- GOAL
Print exactly what lies from the line with "Give me the Chart.js source for this chart." down to the line with "bottom row first", counting both of those lines, but not the pictures.

(Records with drawing code)
====================
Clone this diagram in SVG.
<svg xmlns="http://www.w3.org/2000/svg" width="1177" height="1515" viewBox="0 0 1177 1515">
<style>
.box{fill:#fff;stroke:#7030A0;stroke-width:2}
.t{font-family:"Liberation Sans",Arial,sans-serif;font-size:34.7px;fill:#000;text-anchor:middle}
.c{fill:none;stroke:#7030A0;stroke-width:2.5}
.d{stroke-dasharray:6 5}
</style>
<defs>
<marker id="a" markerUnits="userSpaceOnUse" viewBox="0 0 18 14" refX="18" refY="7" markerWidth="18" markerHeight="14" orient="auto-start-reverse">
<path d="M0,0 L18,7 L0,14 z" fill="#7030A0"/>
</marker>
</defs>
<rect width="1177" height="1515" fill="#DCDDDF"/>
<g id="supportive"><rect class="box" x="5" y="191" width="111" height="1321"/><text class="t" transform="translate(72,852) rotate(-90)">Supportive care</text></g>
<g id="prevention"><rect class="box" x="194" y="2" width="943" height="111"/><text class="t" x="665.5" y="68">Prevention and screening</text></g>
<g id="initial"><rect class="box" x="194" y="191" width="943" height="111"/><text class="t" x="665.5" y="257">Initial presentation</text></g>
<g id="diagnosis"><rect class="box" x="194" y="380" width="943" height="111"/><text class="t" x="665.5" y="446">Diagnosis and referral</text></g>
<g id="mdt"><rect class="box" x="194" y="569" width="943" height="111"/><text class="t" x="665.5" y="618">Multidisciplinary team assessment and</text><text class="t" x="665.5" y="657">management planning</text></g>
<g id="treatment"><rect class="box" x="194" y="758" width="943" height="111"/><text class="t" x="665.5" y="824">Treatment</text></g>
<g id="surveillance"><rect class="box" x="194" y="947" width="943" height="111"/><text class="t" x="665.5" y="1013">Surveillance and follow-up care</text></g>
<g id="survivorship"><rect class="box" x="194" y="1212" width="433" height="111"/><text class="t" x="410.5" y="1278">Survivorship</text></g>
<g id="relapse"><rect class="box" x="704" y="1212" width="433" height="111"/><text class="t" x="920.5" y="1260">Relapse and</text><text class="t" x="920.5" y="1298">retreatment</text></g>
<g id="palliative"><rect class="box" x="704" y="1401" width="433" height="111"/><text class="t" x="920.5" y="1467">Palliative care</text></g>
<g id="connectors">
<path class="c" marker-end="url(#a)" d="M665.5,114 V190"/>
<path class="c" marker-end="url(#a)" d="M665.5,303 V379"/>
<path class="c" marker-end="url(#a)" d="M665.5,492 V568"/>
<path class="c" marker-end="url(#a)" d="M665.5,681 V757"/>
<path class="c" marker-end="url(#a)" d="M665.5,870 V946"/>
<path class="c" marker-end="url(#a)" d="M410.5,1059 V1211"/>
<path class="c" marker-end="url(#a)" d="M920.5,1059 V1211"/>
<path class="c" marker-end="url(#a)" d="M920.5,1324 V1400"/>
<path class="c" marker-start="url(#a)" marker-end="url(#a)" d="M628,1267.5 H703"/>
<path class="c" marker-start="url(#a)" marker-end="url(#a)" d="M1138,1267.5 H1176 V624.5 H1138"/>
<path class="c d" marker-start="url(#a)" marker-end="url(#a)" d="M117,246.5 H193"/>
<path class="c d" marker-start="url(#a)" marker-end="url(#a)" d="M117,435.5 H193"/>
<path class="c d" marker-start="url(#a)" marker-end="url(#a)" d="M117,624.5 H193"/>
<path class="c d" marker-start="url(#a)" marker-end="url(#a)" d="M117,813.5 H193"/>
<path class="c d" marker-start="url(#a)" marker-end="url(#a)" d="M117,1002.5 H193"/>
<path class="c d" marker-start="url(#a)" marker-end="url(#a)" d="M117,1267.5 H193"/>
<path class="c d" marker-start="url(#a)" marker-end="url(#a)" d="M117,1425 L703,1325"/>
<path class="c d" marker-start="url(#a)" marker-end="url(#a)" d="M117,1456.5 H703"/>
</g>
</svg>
====================
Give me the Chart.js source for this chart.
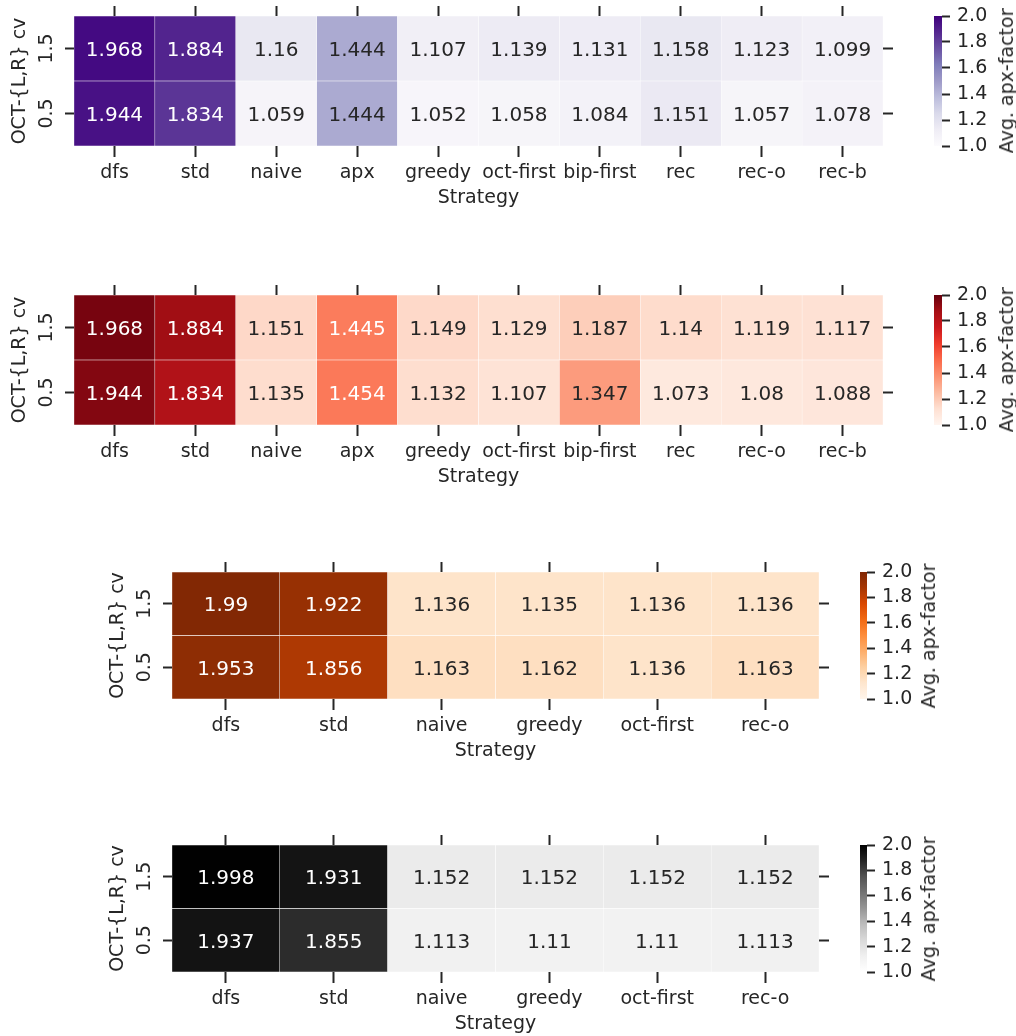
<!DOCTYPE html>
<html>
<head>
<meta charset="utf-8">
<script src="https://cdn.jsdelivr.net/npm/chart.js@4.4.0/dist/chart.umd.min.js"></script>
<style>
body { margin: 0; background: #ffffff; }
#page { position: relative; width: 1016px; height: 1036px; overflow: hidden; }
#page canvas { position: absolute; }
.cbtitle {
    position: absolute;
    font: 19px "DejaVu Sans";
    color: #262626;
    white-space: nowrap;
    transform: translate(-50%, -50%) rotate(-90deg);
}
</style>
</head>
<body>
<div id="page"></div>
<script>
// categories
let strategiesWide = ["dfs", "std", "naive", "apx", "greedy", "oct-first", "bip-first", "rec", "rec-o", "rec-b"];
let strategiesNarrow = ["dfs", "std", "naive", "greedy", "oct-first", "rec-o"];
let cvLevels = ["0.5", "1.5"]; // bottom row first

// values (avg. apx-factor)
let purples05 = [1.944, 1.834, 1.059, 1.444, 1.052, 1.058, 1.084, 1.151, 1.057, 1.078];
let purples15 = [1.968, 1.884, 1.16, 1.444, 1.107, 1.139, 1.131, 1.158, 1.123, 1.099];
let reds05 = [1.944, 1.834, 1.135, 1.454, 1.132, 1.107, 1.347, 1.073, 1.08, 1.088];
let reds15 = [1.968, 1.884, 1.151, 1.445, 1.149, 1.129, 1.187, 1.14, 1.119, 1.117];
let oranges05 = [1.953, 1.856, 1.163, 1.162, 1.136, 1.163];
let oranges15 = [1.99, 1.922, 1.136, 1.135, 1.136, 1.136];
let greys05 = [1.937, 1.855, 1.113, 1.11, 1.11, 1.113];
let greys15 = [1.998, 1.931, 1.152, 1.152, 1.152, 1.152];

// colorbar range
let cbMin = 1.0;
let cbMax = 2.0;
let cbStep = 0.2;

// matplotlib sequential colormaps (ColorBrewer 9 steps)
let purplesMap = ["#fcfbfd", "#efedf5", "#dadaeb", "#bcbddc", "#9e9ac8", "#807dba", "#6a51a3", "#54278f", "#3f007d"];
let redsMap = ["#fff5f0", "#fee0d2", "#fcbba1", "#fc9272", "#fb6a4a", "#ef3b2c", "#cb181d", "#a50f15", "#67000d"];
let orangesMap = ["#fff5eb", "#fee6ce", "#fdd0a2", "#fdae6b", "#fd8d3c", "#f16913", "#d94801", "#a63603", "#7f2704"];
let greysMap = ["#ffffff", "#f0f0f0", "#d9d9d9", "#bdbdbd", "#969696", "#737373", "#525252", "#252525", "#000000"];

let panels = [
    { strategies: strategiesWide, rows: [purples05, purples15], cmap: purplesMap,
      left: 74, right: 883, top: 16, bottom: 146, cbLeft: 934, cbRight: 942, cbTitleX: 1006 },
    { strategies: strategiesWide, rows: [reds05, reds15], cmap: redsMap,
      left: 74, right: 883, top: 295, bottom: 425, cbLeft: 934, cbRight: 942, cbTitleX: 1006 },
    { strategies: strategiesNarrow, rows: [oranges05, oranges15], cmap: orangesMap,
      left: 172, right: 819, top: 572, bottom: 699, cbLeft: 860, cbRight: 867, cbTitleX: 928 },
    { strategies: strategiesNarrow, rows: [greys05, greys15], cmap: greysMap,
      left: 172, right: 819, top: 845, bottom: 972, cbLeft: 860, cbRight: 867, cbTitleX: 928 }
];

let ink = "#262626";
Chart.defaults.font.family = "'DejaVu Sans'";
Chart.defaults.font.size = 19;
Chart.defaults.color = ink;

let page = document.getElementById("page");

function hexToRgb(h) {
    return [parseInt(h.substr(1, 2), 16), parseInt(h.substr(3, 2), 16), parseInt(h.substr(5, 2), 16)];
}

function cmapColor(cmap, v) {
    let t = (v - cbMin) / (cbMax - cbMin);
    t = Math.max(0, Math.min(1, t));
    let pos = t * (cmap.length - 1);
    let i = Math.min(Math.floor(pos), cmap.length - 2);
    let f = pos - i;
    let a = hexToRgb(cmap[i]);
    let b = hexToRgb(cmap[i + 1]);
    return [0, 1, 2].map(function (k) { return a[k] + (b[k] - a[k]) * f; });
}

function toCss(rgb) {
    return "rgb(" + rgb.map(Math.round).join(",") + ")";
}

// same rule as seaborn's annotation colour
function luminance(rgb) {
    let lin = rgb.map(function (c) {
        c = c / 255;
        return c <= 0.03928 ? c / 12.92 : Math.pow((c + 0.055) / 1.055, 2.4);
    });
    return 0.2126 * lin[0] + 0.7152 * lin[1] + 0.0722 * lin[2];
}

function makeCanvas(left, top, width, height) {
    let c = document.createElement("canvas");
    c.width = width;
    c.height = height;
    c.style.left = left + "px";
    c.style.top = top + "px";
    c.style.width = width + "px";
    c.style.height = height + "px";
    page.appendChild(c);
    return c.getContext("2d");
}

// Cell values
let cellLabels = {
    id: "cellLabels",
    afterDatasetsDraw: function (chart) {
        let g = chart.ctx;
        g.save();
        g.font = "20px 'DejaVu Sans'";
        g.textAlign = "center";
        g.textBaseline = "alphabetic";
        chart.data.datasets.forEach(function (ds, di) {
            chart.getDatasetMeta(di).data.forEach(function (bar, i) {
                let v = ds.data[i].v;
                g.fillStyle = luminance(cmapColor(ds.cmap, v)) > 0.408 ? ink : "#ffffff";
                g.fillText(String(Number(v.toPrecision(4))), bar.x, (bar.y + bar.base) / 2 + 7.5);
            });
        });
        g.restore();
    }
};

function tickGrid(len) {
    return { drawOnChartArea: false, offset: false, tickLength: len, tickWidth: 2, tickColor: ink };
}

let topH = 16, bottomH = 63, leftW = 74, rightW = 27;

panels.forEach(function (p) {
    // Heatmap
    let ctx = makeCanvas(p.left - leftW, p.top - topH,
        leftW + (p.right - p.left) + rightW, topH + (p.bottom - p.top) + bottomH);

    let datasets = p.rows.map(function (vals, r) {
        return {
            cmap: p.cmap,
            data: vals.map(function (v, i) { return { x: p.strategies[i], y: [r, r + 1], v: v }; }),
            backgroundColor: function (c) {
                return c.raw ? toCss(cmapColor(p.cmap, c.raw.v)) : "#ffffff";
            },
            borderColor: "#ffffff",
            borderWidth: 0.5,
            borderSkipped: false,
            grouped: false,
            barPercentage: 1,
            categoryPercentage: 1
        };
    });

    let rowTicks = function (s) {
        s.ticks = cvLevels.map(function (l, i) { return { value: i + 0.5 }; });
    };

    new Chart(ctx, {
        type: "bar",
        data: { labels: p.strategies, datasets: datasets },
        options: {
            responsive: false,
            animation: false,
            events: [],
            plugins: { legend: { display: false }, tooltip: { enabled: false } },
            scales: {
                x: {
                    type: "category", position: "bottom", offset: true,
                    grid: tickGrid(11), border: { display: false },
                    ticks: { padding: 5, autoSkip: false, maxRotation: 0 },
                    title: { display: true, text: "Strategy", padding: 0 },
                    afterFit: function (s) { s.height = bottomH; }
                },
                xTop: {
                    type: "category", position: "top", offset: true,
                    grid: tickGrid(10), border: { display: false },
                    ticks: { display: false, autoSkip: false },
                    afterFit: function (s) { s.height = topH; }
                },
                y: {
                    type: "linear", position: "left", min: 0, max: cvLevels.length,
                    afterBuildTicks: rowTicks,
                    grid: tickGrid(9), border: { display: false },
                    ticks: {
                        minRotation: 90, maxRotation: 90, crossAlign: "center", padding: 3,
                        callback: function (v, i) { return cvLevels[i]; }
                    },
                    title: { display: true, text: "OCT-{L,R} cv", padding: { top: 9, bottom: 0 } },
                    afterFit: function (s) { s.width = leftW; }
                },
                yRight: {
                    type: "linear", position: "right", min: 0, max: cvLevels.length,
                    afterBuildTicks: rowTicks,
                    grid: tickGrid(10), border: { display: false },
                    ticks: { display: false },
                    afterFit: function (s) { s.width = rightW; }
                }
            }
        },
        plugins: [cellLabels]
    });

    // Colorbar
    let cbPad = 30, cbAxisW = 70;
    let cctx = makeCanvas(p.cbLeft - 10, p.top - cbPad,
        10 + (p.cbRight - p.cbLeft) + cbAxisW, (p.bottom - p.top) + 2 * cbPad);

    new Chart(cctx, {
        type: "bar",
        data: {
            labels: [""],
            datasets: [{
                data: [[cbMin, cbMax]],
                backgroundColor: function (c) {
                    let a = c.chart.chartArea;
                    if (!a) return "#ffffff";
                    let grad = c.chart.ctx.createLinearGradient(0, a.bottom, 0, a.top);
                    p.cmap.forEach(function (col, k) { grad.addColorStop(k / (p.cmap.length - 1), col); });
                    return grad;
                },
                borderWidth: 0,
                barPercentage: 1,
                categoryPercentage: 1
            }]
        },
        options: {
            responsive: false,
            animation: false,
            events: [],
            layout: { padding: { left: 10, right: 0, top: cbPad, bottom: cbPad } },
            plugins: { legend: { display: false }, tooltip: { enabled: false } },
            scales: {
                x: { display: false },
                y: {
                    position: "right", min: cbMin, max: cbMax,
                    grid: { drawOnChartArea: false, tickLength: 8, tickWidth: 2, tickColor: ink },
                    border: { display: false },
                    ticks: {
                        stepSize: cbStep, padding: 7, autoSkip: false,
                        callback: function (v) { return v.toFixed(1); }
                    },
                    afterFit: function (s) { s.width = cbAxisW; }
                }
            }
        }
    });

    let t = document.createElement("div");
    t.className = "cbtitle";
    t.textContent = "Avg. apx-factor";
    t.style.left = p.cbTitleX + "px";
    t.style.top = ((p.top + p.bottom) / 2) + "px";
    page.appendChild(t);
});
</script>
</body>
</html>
====================
- RESULT FOR THIS EXERCISE
Give me the Chart.js source for this chart.
<!DOCTYPE html>
<html>
<head>
<meta charset="utf-8">
<script src="https://cdn.jsdelivr.net/npm/chart.js@4.4.0/dist/chart.umd.min.js"></script>
<style>
body { margin: 0; background: #ffffff; }
#page { position: relative; width: 1016px; height: 1036px; overflow: hidden; }
#page canvas { position: absolute; }
.cbtitle {
    position: absolute;
    font: 19px "DejaVu Sans";
    color: #262626;
    white-space: nowrap;
    transform: translate(-50%, -50%) rotate(-90deg);
}
</style>
</head>
<body>
<div id="page"></div>
<script>
// categories
let strategiesWide = ["dfs", "std", "naive", "apx", "greedy", "oct-first", "bip-first", "rec", "rec-o", "rec-b"];
let strategiesNarrow = ["dfs", "std", "naive", "greedy", "oct-first", "rec-o"];
let cvLevels = ["0.5", "1.5"]; // bottom row first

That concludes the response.